**DIRECTIONS**
Reproduce, exactly and in full, the lines from the one with "What Chart.js code" through the one with "const fmtPct = (v)" in the data below; drop pictures.
= = = = = = =
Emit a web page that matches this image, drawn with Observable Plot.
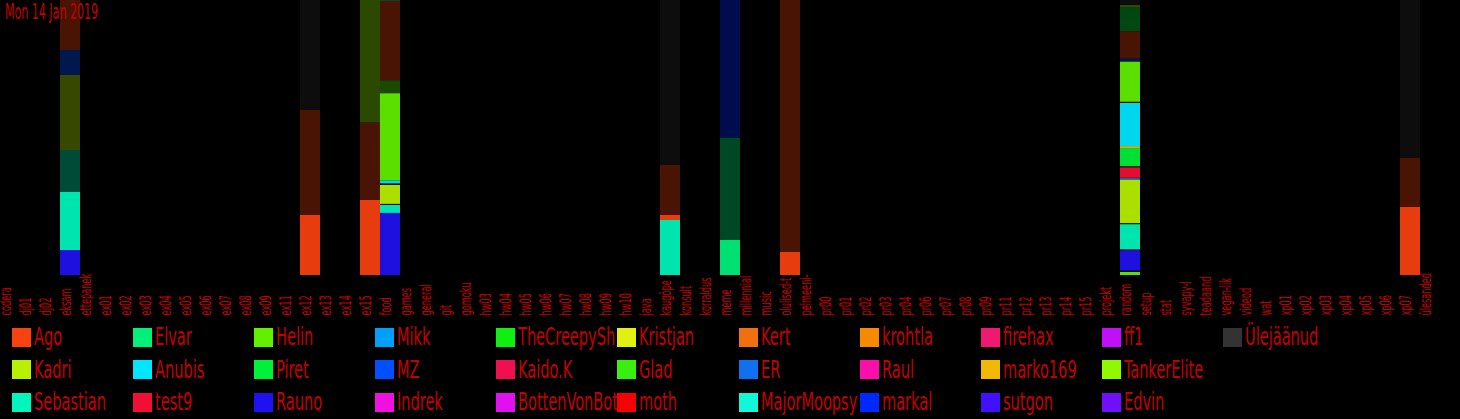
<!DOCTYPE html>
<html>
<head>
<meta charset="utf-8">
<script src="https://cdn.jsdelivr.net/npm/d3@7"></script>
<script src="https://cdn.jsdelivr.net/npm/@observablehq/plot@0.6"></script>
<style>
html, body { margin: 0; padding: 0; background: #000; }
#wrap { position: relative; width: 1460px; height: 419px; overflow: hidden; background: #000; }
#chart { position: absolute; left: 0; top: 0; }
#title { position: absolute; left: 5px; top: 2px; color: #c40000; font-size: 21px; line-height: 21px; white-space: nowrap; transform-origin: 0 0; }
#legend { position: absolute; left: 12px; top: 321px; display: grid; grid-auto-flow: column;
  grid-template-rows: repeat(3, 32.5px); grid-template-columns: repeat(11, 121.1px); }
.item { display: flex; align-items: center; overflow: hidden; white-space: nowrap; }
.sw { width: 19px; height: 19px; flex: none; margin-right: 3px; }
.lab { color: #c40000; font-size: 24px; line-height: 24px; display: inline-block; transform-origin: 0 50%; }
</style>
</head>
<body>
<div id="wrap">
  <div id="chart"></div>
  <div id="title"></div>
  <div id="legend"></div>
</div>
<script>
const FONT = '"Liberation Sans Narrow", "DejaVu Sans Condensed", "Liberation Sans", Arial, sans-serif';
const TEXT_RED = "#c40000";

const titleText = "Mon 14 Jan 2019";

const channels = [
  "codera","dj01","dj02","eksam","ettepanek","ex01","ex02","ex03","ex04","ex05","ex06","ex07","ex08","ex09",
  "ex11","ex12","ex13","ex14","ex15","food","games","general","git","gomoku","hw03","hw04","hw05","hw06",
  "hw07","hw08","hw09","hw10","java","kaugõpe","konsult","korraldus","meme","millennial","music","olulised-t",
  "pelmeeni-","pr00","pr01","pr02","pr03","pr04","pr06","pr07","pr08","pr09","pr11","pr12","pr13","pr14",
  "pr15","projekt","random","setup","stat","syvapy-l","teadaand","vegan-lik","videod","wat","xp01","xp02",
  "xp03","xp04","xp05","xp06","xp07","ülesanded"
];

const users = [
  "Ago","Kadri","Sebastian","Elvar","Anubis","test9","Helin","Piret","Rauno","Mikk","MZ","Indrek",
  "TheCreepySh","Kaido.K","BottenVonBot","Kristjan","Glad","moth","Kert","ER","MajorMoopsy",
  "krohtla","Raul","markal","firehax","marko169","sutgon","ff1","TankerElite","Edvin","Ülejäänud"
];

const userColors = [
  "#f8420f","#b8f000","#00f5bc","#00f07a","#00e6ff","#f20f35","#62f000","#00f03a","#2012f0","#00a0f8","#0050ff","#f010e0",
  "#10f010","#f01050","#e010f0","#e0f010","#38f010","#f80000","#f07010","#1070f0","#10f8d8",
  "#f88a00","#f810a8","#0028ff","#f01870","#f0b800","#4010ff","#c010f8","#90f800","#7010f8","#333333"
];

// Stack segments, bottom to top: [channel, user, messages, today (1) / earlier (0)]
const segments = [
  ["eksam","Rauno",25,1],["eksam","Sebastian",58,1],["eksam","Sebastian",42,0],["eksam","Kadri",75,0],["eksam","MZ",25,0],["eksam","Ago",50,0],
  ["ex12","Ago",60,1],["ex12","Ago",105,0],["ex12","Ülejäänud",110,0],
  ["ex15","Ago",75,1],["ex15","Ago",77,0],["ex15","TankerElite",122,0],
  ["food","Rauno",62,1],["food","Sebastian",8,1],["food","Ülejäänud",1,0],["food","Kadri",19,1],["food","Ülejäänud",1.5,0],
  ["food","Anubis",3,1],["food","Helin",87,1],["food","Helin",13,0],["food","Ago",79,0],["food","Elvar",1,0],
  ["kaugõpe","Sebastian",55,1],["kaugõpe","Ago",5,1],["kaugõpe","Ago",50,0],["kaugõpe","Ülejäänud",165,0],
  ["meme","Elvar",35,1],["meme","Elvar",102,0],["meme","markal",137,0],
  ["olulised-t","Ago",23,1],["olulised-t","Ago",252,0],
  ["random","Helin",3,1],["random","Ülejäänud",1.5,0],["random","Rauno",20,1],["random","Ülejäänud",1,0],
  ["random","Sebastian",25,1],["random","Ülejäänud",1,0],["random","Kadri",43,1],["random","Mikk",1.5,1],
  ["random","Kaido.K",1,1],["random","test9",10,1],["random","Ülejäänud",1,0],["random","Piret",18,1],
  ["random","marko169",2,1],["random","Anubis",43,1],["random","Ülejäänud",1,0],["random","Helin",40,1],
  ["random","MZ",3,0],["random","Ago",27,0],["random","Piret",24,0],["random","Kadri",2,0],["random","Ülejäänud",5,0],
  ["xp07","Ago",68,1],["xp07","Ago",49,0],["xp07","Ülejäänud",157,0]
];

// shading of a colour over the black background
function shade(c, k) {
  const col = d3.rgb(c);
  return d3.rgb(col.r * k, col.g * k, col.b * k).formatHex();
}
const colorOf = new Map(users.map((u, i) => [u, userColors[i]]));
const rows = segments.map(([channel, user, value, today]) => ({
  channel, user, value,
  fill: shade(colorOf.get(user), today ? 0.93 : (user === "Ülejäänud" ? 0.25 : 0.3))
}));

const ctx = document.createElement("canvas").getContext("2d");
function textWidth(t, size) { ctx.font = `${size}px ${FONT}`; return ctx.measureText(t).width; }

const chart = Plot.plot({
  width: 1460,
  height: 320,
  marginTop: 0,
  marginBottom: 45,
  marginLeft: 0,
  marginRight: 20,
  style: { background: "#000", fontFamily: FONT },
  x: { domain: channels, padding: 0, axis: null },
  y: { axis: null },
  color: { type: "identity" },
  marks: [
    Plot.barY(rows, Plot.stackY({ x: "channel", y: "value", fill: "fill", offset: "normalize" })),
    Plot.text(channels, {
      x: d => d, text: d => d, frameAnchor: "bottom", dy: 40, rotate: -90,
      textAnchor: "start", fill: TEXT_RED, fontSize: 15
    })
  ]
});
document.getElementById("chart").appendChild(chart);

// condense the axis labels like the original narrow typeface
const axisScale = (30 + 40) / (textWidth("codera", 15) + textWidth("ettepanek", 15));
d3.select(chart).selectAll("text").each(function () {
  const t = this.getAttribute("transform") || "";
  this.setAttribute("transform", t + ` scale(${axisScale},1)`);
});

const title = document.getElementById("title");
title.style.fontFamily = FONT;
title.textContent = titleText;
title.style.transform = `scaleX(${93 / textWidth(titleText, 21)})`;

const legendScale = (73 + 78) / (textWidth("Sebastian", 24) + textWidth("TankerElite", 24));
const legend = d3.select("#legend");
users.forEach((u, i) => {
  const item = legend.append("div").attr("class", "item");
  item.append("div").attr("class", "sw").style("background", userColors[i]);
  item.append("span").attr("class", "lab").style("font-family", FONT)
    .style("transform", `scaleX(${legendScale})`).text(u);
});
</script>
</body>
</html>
= = = = = = =
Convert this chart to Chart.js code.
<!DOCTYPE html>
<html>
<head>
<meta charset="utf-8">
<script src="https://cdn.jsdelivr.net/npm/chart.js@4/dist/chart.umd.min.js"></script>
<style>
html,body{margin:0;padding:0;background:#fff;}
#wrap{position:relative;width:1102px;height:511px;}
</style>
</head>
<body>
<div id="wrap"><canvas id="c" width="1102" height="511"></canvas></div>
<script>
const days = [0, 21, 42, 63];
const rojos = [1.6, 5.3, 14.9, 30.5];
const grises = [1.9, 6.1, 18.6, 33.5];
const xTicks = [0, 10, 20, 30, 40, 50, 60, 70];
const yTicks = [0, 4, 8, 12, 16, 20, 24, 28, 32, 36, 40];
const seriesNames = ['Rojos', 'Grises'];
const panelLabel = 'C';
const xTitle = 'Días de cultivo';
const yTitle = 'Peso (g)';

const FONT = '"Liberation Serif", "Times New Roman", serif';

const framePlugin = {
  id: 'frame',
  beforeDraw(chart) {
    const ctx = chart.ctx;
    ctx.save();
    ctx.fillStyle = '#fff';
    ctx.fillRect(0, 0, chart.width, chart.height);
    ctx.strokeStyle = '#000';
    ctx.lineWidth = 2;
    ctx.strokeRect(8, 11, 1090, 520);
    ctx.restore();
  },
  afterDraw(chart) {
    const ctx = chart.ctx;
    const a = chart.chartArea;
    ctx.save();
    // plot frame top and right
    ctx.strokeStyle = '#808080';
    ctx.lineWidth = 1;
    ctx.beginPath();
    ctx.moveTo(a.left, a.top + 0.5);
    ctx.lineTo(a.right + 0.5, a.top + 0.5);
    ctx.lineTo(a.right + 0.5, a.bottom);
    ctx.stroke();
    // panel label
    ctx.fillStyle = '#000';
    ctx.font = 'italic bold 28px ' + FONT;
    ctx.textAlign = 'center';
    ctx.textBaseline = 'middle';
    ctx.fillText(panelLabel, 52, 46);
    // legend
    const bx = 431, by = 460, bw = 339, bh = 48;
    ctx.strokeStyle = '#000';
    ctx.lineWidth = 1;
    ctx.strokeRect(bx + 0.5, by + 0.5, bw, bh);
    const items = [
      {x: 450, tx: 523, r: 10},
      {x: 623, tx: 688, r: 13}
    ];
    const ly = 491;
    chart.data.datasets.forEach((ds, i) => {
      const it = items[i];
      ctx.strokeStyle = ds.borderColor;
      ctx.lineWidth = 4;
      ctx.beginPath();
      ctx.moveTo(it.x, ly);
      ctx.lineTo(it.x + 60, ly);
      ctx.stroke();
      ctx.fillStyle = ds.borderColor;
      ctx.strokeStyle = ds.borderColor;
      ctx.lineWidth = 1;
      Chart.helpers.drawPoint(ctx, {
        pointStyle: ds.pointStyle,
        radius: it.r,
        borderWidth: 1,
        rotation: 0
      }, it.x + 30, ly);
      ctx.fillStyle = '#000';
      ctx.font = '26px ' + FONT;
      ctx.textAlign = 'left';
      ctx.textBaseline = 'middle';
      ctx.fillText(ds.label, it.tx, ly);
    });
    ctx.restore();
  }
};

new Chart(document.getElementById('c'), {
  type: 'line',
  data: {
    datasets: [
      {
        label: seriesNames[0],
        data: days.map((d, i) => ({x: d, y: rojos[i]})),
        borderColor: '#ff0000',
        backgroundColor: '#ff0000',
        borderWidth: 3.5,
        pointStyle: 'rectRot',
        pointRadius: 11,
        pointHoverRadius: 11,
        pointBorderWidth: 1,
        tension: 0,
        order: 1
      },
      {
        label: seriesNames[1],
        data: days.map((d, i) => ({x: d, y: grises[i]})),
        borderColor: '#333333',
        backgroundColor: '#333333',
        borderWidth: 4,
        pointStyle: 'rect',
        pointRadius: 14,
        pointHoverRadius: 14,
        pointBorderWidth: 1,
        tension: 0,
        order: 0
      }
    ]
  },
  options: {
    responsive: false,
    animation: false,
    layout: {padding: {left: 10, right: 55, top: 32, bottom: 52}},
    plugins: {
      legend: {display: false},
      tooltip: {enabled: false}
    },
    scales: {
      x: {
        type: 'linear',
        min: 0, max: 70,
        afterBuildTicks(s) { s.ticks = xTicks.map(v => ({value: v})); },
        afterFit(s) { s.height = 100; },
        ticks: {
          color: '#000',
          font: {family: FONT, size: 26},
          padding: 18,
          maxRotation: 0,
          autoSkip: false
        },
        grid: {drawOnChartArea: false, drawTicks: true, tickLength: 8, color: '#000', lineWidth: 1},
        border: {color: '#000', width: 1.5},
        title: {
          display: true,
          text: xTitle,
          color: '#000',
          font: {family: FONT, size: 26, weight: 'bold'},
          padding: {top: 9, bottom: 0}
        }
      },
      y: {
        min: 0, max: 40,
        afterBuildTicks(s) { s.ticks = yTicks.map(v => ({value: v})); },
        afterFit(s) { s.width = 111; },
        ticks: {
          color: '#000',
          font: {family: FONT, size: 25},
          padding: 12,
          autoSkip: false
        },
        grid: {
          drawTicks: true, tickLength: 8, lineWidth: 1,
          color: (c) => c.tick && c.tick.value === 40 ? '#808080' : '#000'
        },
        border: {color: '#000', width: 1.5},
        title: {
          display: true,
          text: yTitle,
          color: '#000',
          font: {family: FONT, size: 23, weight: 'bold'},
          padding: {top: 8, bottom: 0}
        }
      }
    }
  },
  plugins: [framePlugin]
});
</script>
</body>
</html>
= = = = = = =
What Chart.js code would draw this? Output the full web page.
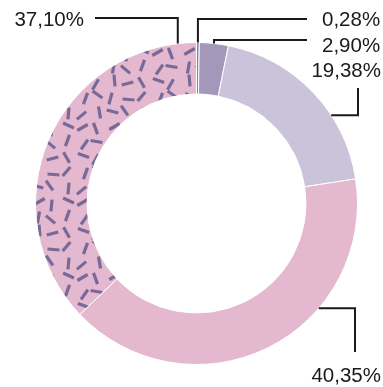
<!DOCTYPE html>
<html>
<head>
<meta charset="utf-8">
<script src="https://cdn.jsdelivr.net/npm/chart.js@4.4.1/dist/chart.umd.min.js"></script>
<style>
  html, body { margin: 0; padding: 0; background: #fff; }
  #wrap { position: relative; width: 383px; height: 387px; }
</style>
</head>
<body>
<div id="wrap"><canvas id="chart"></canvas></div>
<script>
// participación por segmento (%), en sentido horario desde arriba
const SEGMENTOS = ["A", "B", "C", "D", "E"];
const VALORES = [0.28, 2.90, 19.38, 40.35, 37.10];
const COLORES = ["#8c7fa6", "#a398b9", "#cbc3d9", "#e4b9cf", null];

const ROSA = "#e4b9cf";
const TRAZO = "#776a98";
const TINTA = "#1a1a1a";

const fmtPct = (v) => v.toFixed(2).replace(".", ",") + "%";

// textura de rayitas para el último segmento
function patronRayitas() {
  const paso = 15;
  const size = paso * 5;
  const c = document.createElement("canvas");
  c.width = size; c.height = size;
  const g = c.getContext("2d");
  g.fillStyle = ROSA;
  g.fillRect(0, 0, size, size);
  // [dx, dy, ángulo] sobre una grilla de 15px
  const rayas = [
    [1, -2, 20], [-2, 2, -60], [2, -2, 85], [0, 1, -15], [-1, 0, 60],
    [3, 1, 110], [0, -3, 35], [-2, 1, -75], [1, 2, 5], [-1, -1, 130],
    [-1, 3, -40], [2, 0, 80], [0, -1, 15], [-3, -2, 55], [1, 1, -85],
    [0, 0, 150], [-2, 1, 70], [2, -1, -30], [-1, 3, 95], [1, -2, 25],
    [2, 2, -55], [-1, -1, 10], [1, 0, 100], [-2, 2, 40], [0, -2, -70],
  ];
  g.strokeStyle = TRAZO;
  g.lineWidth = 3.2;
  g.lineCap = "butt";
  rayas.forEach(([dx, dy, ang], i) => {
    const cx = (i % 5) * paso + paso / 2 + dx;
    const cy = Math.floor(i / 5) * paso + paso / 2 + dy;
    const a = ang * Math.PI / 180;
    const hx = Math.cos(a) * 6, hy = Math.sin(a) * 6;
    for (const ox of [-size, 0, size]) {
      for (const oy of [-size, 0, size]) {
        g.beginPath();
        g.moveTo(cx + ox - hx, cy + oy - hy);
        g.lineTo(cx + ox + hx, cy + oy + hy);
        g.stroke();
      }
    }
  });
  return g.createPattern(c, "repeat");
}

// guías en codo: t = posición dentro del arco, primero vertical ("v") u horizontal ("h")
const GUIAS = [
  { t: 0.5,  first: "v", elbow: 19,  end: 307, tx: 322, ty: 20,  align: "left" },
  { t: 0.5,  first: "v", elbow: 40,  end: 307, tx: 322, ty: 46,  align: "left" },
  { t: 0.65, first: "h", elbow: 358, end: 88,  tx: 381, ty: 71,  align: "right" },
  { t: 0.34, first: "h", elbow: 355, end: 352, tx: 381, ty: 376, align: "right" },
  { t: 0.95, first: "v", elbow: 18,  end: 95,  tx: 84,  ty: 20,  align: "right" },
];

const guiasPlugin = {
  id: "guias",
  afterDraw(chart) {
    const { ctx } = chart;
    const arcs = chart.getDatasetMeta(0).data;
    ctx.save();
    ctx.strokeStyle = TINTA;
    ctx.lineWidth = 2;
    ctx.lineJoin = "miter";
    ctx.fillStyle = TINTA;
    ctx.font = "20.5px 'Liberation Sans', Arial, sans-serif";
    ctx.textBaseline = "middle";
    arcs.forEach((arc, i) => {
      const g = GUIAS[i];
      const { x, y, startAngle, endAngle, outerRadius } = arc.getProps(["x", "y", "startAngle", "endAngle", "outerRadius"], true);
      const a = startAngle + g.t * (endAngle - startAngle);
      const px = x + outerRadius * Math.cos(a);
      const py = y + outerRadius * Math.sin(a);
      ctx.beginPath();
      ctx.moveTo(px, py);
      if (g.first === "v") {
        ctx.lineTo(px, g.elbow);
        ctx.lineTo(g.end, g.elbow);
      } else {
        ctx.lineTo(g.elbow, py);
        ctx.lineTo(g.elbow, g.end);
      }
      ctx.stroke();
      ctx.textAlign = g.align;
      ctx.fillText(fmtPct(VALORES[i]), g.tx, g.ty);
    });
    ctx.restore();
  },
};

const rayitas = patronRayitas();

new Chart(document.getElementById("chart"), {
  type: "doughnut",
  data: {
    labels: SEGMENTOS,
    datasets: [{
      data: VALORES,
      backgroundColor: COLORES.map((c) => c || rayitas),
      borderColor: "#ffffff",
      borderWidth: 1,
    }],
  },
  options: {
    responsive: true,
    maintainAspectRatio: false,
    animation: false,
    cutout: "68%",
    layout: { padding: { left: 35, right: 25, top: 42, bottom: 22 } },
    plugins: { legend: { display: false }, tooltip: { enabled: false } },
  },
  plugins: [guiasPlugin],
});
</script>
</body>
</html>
= = = = = = =
**FULL ANSWER**
What Chart.js code would draw this? Output the full web page.
<!DOCTYPE html>
<html>
<head>
<meta charset="utf-8">
<script src="https://cdn.jsdelivr.net/npm/chart.js@4.4.1/dist/chart.umd.min.js"></script>
<style>
  html, body { margin: 0; padding: 0; background: #fff; }
  #wrap { position: relative; width: 383px; height: 387px; }
</style>
</head>
<body>
<div id="wrap"><canvas id="chart"></canvas></div>
<script>
// participación por segmento (%), en sentido horario desde arriba
const SEGMENTOS = ["A", "B", "C", "D", "E"];
const VALORES = [0.28, 2.90, 19.38, 40.35, 37.10];
const COLORES = ["#8c7fa6", "#a398b9", "#cbc3d9", "#e4b9cf", null];

const ROSA = "#e4b9cf";
const TRAZO = "#776a98";
const TINTA = "#1a1a1a";

const fmtPct = (v) => v.toFixed(2).replace(".", ",") + "%";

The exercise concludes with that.